Kelapa Dua Wetan
Dalam Regernings-Almanak voor Nederlandsche-Indie paruh pertama abad ke-20 ada dua versi penulisan untuk tanah partikelir yang kini menjadi Kelurahan Kelapa Dua Wetan, yaitu Klapa Doewa dan Klapadoewa. Di Tangerang, terdapat tanah partikelir Klapa Doea, dan di Depok saat ini terdapat Jl Kelapa Dua. Kata ‘wetan’ atau timur tampaknya digunakan pemerintah DKI Jakarta sebagai pembeda.
Klapa Doewa adalah kampung tua. Dalam peta 1866, Klapa Doewa bagian dari Tjiboeboer. Tidak ada yang tahu sejak kapan kampung ini menjadi tanah partikelir dan terpisah, dengan pemilik pertamanya adalah Erven van Riemsdijk1. Dalam beberapa catatan, Klapa Doewa dikelompokan ke dalam tanah partikelir Tandjong Oost, yang berarti pernah menjadi bagian tanah partikelir itu.
Sebagai kampung tua, Klapa Doewa punya cerita. Namun, tidak ada yang mewariskan cerita itu. Tidak ada kisah tentang pohon kelapa bercabang dua yang pernah ada di tempat itu ketika pemukim pertama datang. Arsip VOC dan Hindia-Belanda juga tidak mencatat pembentukan tanah partikelir Klapa Doewa terjadi karena landmeeter melihat ada pohon kelapa bercabang dua yang menjadi identitas tanah itu.
Kampung Kelapa Dua, atau Klapa Doewa, dalam Topographische Kaart der Residentie Batavia 1866. (Sumber: nationaalarchief.nl)

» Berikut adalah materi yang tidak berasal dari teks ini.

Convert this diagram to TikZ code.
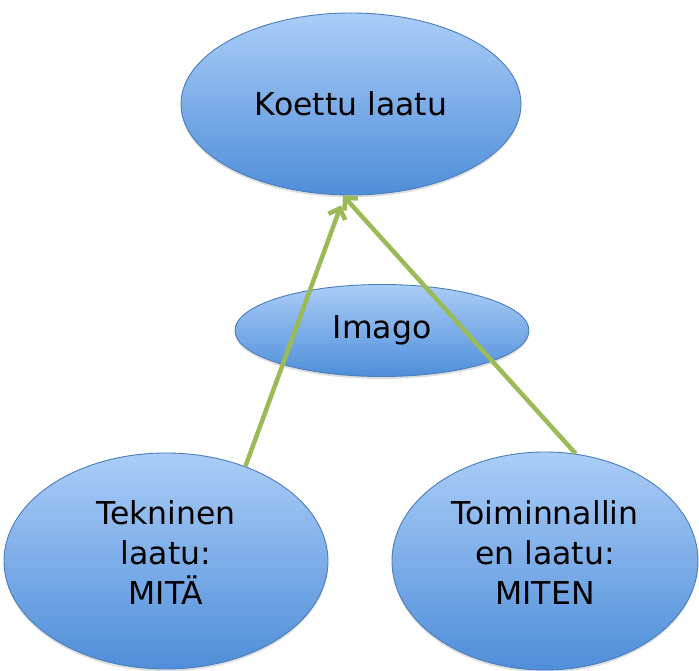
\documentclass[tikz,border=0pt]{standalone}
\usepackage{fontspec}
\setmainfont{DejaVu Sans}
\usetikzlibrary{shapes.geometric,arrows.meta,shadows}
\definecolor{topblue}{HTML}{ABCDF8}
\definecolor{botblue}{HTML}{4F8ED9}
\definecolor{edgeblue}{HTML}{4A7EBB}
\definecolor{arrgreen}{HTML}{9BBB59}
\tikzset{
  bubble/.style={ellipse, draw=edgeblue, line width=0.9pt, top color=topblue, bottom color=botblue,
    inner sep=0pt, align=center, text=black,
    font=\fontsize{31.5}{40}\selectfont,
    drop shadow={opacity=0.25, shadow xshift=0pt, shadow yshift=-2.5pt}},
  arr/.style={draw=arrgreen, line width=4.5pt, -{Straight Barb[length=9pt,width=18pt]}}
}
\begin{document}
\begin{tikzpicture}[x=1pt,y=1pt]
\useasboundingbox (0,0) rectangle (699,671);
\node[bubble, minimum width=340pt, minimum height=182pt] (koe) at (351,567) {Koettu laatu};
\node[bubble, minimum width=294pt, minimum height=92pt] (ima) at (382,340.5) {Imago};
\node[bubble, minimum width=324pt, minimum height=216pt] (tek) at (166,110) {Tekninen\\laatu:\\MITÄ\rule[-16pt]{0pt}{0pt}};
\node[bubble, minimum width=306pt, minimum height=218pt] (toi) at (545,110) {Toiminnallin\\en laatu:\\MITEN\rule[-16pt]{0pt}{0pt}};
\coordinate (tipL) at ([shift={(-10pt,-10pt)}]koe.south);
\coordinate (tipR) at ([shift={(-8pt,0pt)}]koe.south);
\draw[arr] (tek.50) -- (tipL);
\draw[arr] (toi.74) -- (tipR);
\end{tikzpicture}
\end{document}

Bukan tidak mungkin Klapa Doewa sekedar nama. Sebab di tanah partikelir Tandjong West terdapat Kampung Klapa Tiga 2. Kampung ini masih eksis sampai pergantian abad, meski tidak menjadi nama kelurahan dalam administrasi pemerintahan Jakarta modern 3. Jadi, Klapa Doewa adalah kampung yang disulap menjadi tanah partikelir.
Sebagai tanah partikelir, Klapa Doewa relatif tidak banyak pindah tangan. Setelah mengambil alih Tandjong Oost, DC Ament juga membeli Klapa Doewa dan Tjondet of Landlust sebelum memasuki abad ke-20 4 dan mempertahankan kepemilikannya sampai 1929 5.
Penduduk Klapa Doewa
Nieuwe Bijdragen tot de Kennis der Bevolkingstatistiek van Java 1870 yang disusun P Bleeker tidak mencatat populasi Klapa Doewa saat itu. Sensus berikut, yang dilakukan tuan tanah, mencatat total penduduk di seluruh tanah partikelir milik mereka. DC Ament, misalnya, tidak mencatat jumlah per tanah partikelir dan melaporkannya ke penduduk. Akibatnya, jumlah penduduk Klapa Doewa tak pernah diketahui secara pasti.
Yang juga tidak diketahui adalah sejak kapan Klapa Doewa menjadi kampung. Peta awal Hindia-Belanda, setelah VOC bangkrut, hanya menyebut tanah-tanah partikelir yang berasal dari nama kampung. Permukiman etnis hanya dua; Kampung Makasar dan Kampung Melayu, yang kemudian menjadi tanah partikelir6.
Klapa Doewa diperkirakan terbentuk ketika tanah-tanah partikelir mulai dibuka, dan tuan tanah membutuhkan banyak tenaga kerja untuk menggarap lahan. Tenaga kerja kemungkinan berstatus budak, atau orang-orang bebas dari sekitar Buitenzorg yang mencari peruntungan di tanah partikelir milik orang Belanda.